Of all the symbols and examples of what affirmative action, feminism, and the third-world immigration laws did to America I find the most mind-blowing one to be that more than a half-century ago an American could play golf on the moon, and we were traveling back and forth to the moon.
DEI has been dealt a blow with the (partial) resignation of Claudine Gay. I’m not saying that we’re done with it completely, however. It’s an industry.
I would have told him that either make it happen or close my account and cut me a cashier’s check for the balance.
The other alternative is to open up your cell phone in front of him.
Log into Ally Bank and open an account. Ask him if you want me to transfer my balance.
Brick and Mortar banks are going the way of so many other retail institutions.
Most people under the age of thirty do all of their banking online.
I am speaking from the experience of my 25 year old son. He uses Ally Bank.
He has a checking and high yield savings account with him
I’m in agreement that Ceran’s interview was enjoyable.
Here is a great example of where we are today.
Biden’s Nominee To Lead FAA Can’t Answer A Single Question About Aviation & Air Travel Ted Budd Asks
https://www.youtube.com/watch?v=iEj2Yq0okzU
It was to that point... The thing that’s weird (to me, anyways) is that these younger people act as if working is some kind of punishment; that its challenges aren’t things to be victoriously overcome. I’ve always loved to work, and loved to solve the problems that come with literally any job, from the lowest ranch hand to executive (and I’ve been both). They completely miss out on the camaraderie found in groups of smart people coming together to really bust out a creative, effective solution to a seemingly impossible problem. That is to say, really, that they have lost some of their human-ness.

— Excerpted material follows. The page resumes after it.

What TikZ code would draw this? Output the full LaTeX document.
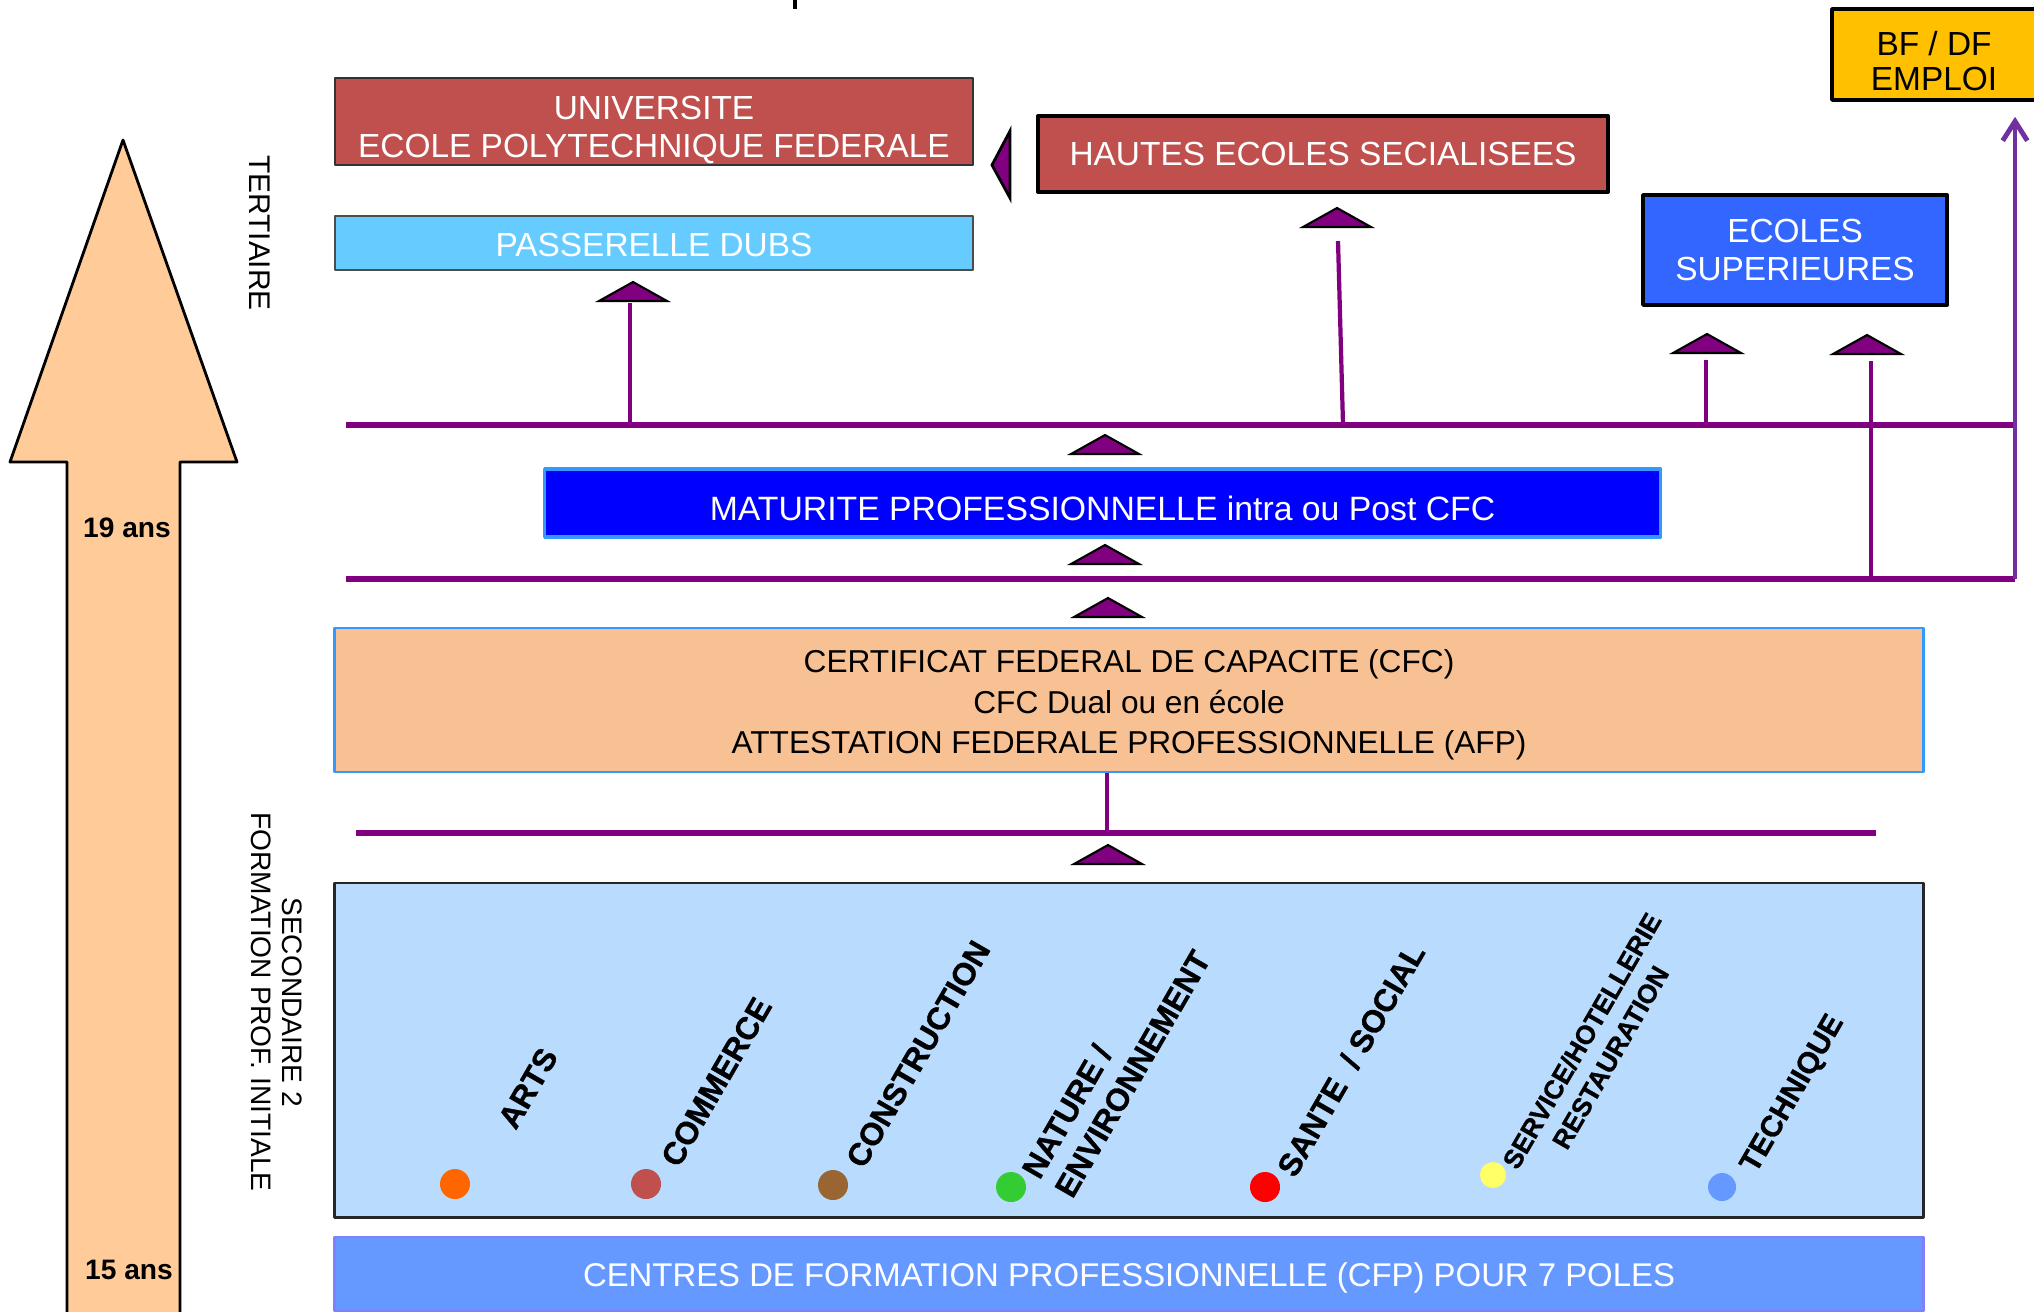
\documentclass[tikz,border=0pt]{standalone}
\usepackage{fontspec}
\setmainfont{Liberation Sans}
\usetikzlibrary{arrows.meta}

\definecolor{rougeuni}{HTML}{C0504D}
\definecolor{bleuciel}{HTML}{66CCFF}
\definecolor{bleusup}{HTML}{3366FF}
\definecolor{bleumatu}{HTML}{0000FF}
\definecolor{bordbleu}{HTML}{3399FF}
\definecolor{peche}{HTML}{F8C193}
\definecolor{bleusec}{HTML}{B8DBFE}
\definecolor{bleucfp}{HTML}{6699FF}
\definecolor{bordcfp}{HTML}{8080FF}
\definecolor{orjaune}{HTML}{FFC000}
\definecolor{saumon}{HTML}{FFCC99}
\definecolor{lienviolet}{HTML}{800080}
\definecolor{violetfl}{HTML}{7030A0}
\definecolor{ptorange}{HTML}{FF6600}
\definecolor{ptbrun}{HTML}{996633}
\definecolor{ptvert}{HTML}{33CC33}
\definecolor{ptrouge}{HTML}{FF0000}
\definecolor{ptjaune}{HTML}{FFFF66}

\newcommand{\boxfont}{\fontsize{9.5}{11}\selectfont}
\newcommand{\polefont}{\fontsize{9}{10.8}\selectfont\bfseries\addfontfeatures{FakeBold=1}}
\newcommand{\agefont}{\fontsize{8}{9.6}\selectfont\bfseries}
\newcommand{\niveaufont}{\fontsize{8}{8.8}\selectfont}
\newcommand{\decal}[1]{\rule{0pt}{#1}}

\begin{document}
\begin{tikzpicture}[x=0.01cm, y=-0.01cm, line join=round, font=\boxfont,
    bloc/.style={draw, rectangle, inner sep=0pt, align=center, text=white},
    bus/.style={draw=lienviolet, line width=1.6pt},
    montant/.style={draw=lienviolet, line width=1.2pt},
    pole/.style={rotate=60, inner sep=0pt, anchor=west, align=left, font=\polefont},
    point/.style={circle, inner sep=0pt, minimum size=0.3cm},
    tri/.pic={\draw[fill=lienviolet, line width=0.6pt, line join=miter] (-34,0) -- (0,-19) -- (34,0) -- cycle;}]
    \useasboundingbox (0,0) rectangle (2034,1311);
    \clip (0,0) rectangle (2034,1311);
    % fleche des ages
    \draw[fill=saumon, line width=0.8pt] (67,1340) -- (67,462) -- (10,462) -- (123,140) -- (237,462) -- (180,462) -- (180,1340);
    \node[font=\agefont] (a19) at (127,528) {19 ans};
    \node[font=\agefont] (a15) at (129,1270) {15 ans};
    \node[font=\fontsize{8.5}{10}\selectfont, rotate=-90] (tert) at (260,233) {TERTIAIRE};
    \node[font=\niveaufont, rotate=-90, align=center] (second) at (277,1002) {SECONDAIRE 2\\FORMATION PROF. INITIALE};
    \fill (793,0) rectangle (797,9);

    % tertiaire
    \node[bloc, fill=rougeuni, draw=black!80, line width=0.6pt, minimum width=6.38cm, minimum height=0.87cm] (univ) at (654,121.5) {\decal{11.4pt}UNIVERSITE\\ECOLE POLYTECHNIQUE FEDERALE};
    \node[bloc, fill=bleuciel, draw=black!70, line width=0.5pt, minimum width=6.38cm, minimum height=0.54cm] (dubs) at (654,243) {\decal{8pt}PASSERELLE DUBS};
    \node[bloc, fill=rougeuni, line width=1pt, minimum width=5.70cm, minimum height=0.76cm] (hes) at (1323,154) {HAUTES ECOLES SECIALISEES};
    \node[bloc, fill=orjaune, text=black, line width=1pt, minimum width=2.04cm, minimum height=0.91cm, font=\fontsize{9.5}{10}\selectfont] (bfdf) at (1934,54.5) {\decal{10.6pt}BF / DF\\EMPLOI};
    \node[bloc, fill=bleusup, line width=1pt, minimum width=3.04cm, minimum height=1.10cm] (ecsup) at (1795,250) {ECOLES\\SUPERIEURES};
    \draw[fill=lienviolet, line width=0.8pt, line join=miter] (992,165) -- (1010,131) -- (1010,198) -- cycle;

    % secondaire
    \node[bloc, fill=bleumatu, draw=bordbleu, line width=1pt, minimum width=11.15cm, minimum height=0.68cm, font=\fontsize{9.6}{11}\selectfont] (matu) at (1102.5,503) {\decal{9.9pt}MATURITE PROFESSIONNELLE intra ou Post CFC};
    \node[bloc, fill=peche, draw=bordbleu, text=black, line width=0.6pt, minimum width=15.88cm, minimum height=1.44cm, font=\fontsize{9}{11.5}\selectfont] (cfc) at (1129,700) {\decal{9.3pt}CERTIFICAT FEDERAL DE CAPACITE (CFC)\\CFC Dual ou en école\\ATTESTATION FEDERALE PROFESSIONNELLE (AFP)};
    \node[bloc, fill=bleusec, draw=black!85, line width=0.8pt, minimum width=15.88cm, minimum height=3.34cm] (sec) at (1129,1050) {};
    \node[bloc, fill=bleucfp, draw=bordcfp, line width=0.6pt, minimum width=15.88cm, minimum height=0.74cm, font=\fontsize{9.35}{11}\selectfont] (cfp) at (1129,1274) {\decal{9.1pt}CENTRES DE FORMATION PROFESSIONNELLE (CFP) POUR 7 POLES};

    % poles
    \node[point, fill=ptorange] (dArts) at (455,1184) {};
    \node[pole] (lArts) at (506,1126) {ARTS};
    \node[point, fill=rougeuni] (dCom) at (646,1184) {};
    \node[pole] (lCom) at (669,1164) {COMMERCE};
    \node[point, fill=ptbrun] (dCons) at (833,1185) {};
    \node[pole] (lCons) at (854,1165) {CONSTRUCTION};
    \node[point, fill=ptvert] (dNat) at (1011,1187) {};
    \node[pole] (lNat) at (1046,1185) {NATURE /\\ENVIRONNEMENT};
    \node[point, fill=ptrouge] (dSan) at (1265,1187) {};
    \node[pole] (lSan) at (1285,1174) {SANTE~~/~SOCIAL};
    \node[point, fill=ptjaune, minimum size=0.26cm] (dSer) at (1493,1175) {};
    \node[pole, anchor=center, align=center, font=\fontsize{7.5}{9.4}\selectfont\bfseries\addfontfeatures{FakeBold=1}] (lSer) at (1596,1049) {SERVICE/HOTELLERIE\\RESTAURATION};
    \node[point, fill=bleucfp, minimum size=0.28cm] (dTec) at (1722,1187) {};
    \node[pole, font=\fontsize{8.5}{10}\selectfont\bfseries\addfontfeatures{FakeBold=1}] (lTec) at (1749,1171) {TECHNIQUE};

    % liaisons
    \coordinate (b1w) at (346,425); \coordinate (b1e) at (2015,425);
    \coordinate (b2w) at (346,579); \coordinate (b2e) at (2015,579);
    \coordinate (b3w) at (356,833); \coordinate (b3e) at (1876,833);
    \draw[bus] (b1w) -- (b1e);
    \draw[bus] (b2w) -- (b2e);
    \draw[bus] (b3w) -- (b3e);
    \coordinate (vDubs) at (630,303);
    \coordinate (vHes) at (1338,241);
    \coordinate (vSup) at (1706,360);
    \coordinate (vSupb) at (1871,361);
    \coordinate (vCfc) at (1107,833);
    \draw[montant] (vDubs) -- (vDubs |- b1w);
    \draw[montant] (vHes) -- ([xshift=0.05cm]vHes |- b1w);
    \draw[montant] (vSup) -- (vSup |- b1w);
    \draw[montant] (vSupb) -- (vSupb |- b2w);
    \draw[montant] (vCfc |- cfc.south) -- (vCfc);
    \draw[montant, draw=violetfl, line width=1.4pt, -{Straight Barb[length=5.5pt,width=7pt]}] (b2e) -- ([yshift=-0.15cm]b2e |- bfdf.south);

    % fleches triangles
    \pic at (633,301) {tri};
    \pic at (1337,227) {tri};
    \pic at (1707,353) {tri};
    \pic at (1867,354) {tri};
    \pic at (1105,454) {tri};
    \pic at (1105,564) {tri};
    \pic at (1108,617) {tri};
    \pic at (1108,864) {tri};
\end{tikzpicture}
\end{document}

Knew him for 10+ years. Owned a Cessna 421B. He kept in perfect condition. Took me and my son to his ranch in Kerrville, so my son could shot his first deer. Loved his dogs. Great man.
Wow. What a great guy to know.
I asked why he didn’t land Apollo 10 on the moon. He said there wasn’t enough fuel to land and takeoff.
I might have turned into a curmudgeon, but exactly why are we spending billions of dollars that we do not have just to go to the moon? So what if we map its surface? Yahoo! And who is going to look at the pictures in a few years? (How often do we look at the thousands of pictures we take with our phones?) And I do not want anything coming back from the moon. Nothing. Who knows what effect it could have on the earth and its inhabitants?
Trips to the moon are nothing more than a “look and see what I did!” endeavor. Yes, certain things have been invented to meet the challenge, but they could have been invented without spending billions of dollars on essentially-worthless space trips.
Color me skeptical and cynical.
“They completely miss out on the camaraderie found in groups of smart people coming together to really bust out a creative, effective solution to a seemingly impossible problem.”
Thanks, you have put into words what I have been trying to describe to my team of work-at-home-and-never-talk-to-each-others. Even if it is just one afternoon a week, we really need to get together and sit in the same room and solve the seemingly impossible problems we deal with together. Instead they sit at home and mostly watch sports on TV or babysit their kids.
Of course, one of them wouldn’t qualify as “smart” (maybe not even average), but the others certainly do.